The two friends didn’t keep in close contact, but their work made them cross paths from time to time.
Yet, a short time before the now infamous Civil Rights March on Washington in 1963, Briddell helped coordinate a fundraiser for King in Philadelphia with other African American preachers in the City of Brotherly Love.
As King delivered the speech before a big crowd of people at Temple University, Briddell remembers that he noticed a change in his friend.
“He had become something much bigger than how I remembered him,” said Briddell, “something that he was born to be.”
A month later, King delivered his signature “I Have a Dream” speech at the Lincoln Memorial in Washington.
Saying Goodbye
On April 4, 1968, David Briddell was on a business trip in Atlanta when he heard the breaking news that his old friend, and Civil Rights leader, Dr. Martin Luther King, Jr. had been shot and killed in at the Lorraine Motel in Memphis, Tenn.

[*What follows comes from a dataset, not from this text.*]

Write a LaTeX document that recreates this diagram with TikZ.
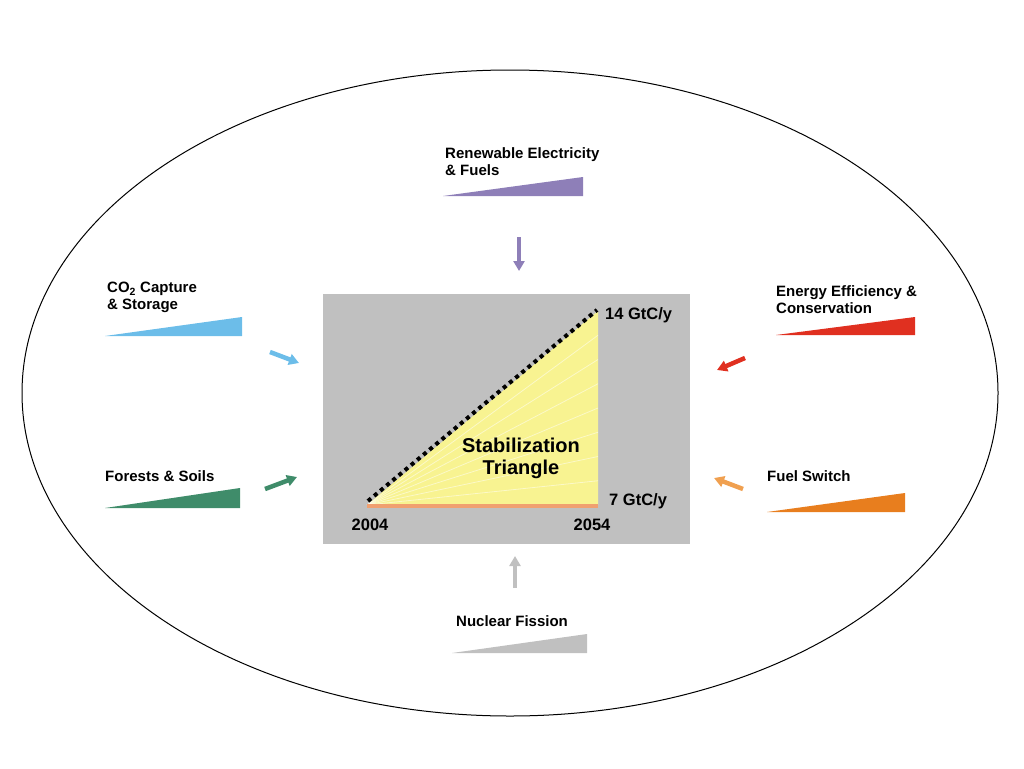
\documentclass[tikz,border=0pt]{standalone}
\usepackage{fontspec}
\setmainfont{Liberation Sans}
\usetikzlibrary{arrows.meta}
\definecolor{boxgray}{HTML}{C0C0C0}
\definecolor{triyellow}{HTML}{F8F391}
\definecolor{baseorange}{HTML}{F0A070}
\definecolor{renpurple}{HTML}{8E7FB8}
\definecolor{ccsblue}{HTML}{6CBDE9}
\definecolor{forgreen}{HTML}{3F8C6A}
\definecolor{effred}{HTML}{E03020}
\definecolor{fuelorange}{HTML}{E87E1E}
\definecolor{fuelarrow}{HTML}{F0A050}
\definecolor{nucgray}{HTML}{C0C0C0}
\begin{document}
\begin{tikzpicture}[x=1pt,y=-1pt,
  lbl/.style={font=\fontsize{15}{17}\selectfont\bfseries, inner sep=0pt, anchor=north west, align=left},
  numlbl/.style={font=\fontsize{16.5}{18}\selectfont\bfseries, inner sep=0pt},
  feed/.style={line width=4.5pt, -{Triangle[length=10pt,width=11pt]}},
]
\useasboundingbox (0,0) rectangle (1024,768);
% outer ellipse
\draw[line width=1pt] (510,393) ellipse [x radius=488, y radius=323];
% gray box
\fill[boxgray] (323,294) rectangle (690,544);
% triangle
\coordinate (t0) at (367,505);
\coordinate (t1) at (598,505);
\coordinate (t2) at (598,311);
\fill[triyellow] (t0) -- (t1) -- (t2) -- cycle;
\foreach \k in {1,...,7}{
  \draw[white, line width=0.8pt, opacity=0.5] (t0) -- (598,{311+\k*194/8});
}
\draw[baseorange, line width=3.5pt] (367,506) -- (598,506);
\draw[black, line width=4pt, dash pattern=on 4pt off 4pt] (368,501) -- (597,310);
% triangle labels
\node[numlbl, anchor=base west] (n14) at (605,319) {14 GtC/y};
\node[numlbl, anchor=base west] (n7) at (609,505) {7 GtC/y};
\node[numlbl, anchor=base] (y1) at (370,530) {2004};
\node[numlbl, anchor=base] (y2) at (592,530) {2054};
\node[font=\fontsize{20}{22}\selectfont\bfseries, align=center, inner sep=0pt, anchor=north] (st) at (521,438) {Stabilization\\Triangle};
% wedges
\fill[renpurple] (443,196) -- (583,196) -- (583,177) -- cycle;
\fill[ccsblue] (105,336) -- (242,336) -- (242,317) -- cycle;
\fill[forgreen] (105,508) -- (240,508) -- (240,488) -- cycle;
\fill[effred] (776,335) -- (915,335) -- (915,317) -- cycle;
\fill[fuelorange] (767,512) -- (905,512) -- (905,493) -- cycle;
\fill[nucgray] (452,653) -- (587,653) -- (587,634) -- cycle;
% wedge labels
\node[lbl] (ren) at (445,147) {Renewable Electricity\\\& Fuels};
\node[lbl] (ccs) at (107,282) {CO\textsubscript{2} Capture\\\& Storage};
\node[lbl] (for) at (105,470) {Forests \& Soils};
\node[lbl] (eff) at (776,285) {Energy Efficiency \&\\Conservation};
\node[lbl] (fuel) at (767,470) {Fuel Switch};
\node[lbl] (nuc) at (456,615) {Nuclear Fission};
% arrows
\coordinate (ra) at (519,237); \coordinate (rb) at (519,271);
\coordinate (ca) at (270,352); \coordinate (cb) at (299,363);
\coordinate (fa) at (265,489); \coordinate (fb) at (297,477);
\coordinate (ea) at (745,358); \coordinate (eb) at (717,370);
\coordinate (sa) at (743,489); \coordinate (sb) at (714,478);
\coordinate (na) at (515,588); \coordinate (nb) at (515,556);
\draw[feed, renpurple] (ra) -- (rb);
\draw[feed, ccsblue] (ca) -- (cb);
\draw[feed, forgreen] (fa) -- (fb);
\draw[feed, effred] (ea) -- (eb);
\draw[feed, fuelarrow] (sa) -- (sb);
\draw[feed, nucgray] (na) -- (nb);
\end{tikzpicture}
\end{document}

“There are no words, after all these years, to describe how that felt,” said Briddell.
Stricken with grief, Briddell attempted to finish his work in Atlanta, and a few days later, while walking through the Atlanta airport, he had one last encounter with his old friend Martin.
“As I walked through the airport, a plane from Memphis arrived and Martin’s casket was taken off the plane and brought into the airport,” remembers Briddell. “It was a heartbreaking moment, but I think that moment was a gift so I could somehow say goodbye to my special friend, Dr. Martin Luther King, Jr.”
Still, as Reverend David Briddell looks back into that integral time in American history through a very personal lens, he says his friend was simultaneously a “once in a lifetime” kind of figure and merely just a regular guy who followed his calling and worked hard to achieve what he truly believed was right.
Briddell’s thoughts often go back to that night in the “Dialectical Society” when King predicted the death of Jim Crow. No one could have known that his friend would go on to change America and inspire millions of people, or maybe they all did in some strange way.
“He knew that it was his path, and he took that path,” said Briddell, “I’m very proud to have called him my friend.”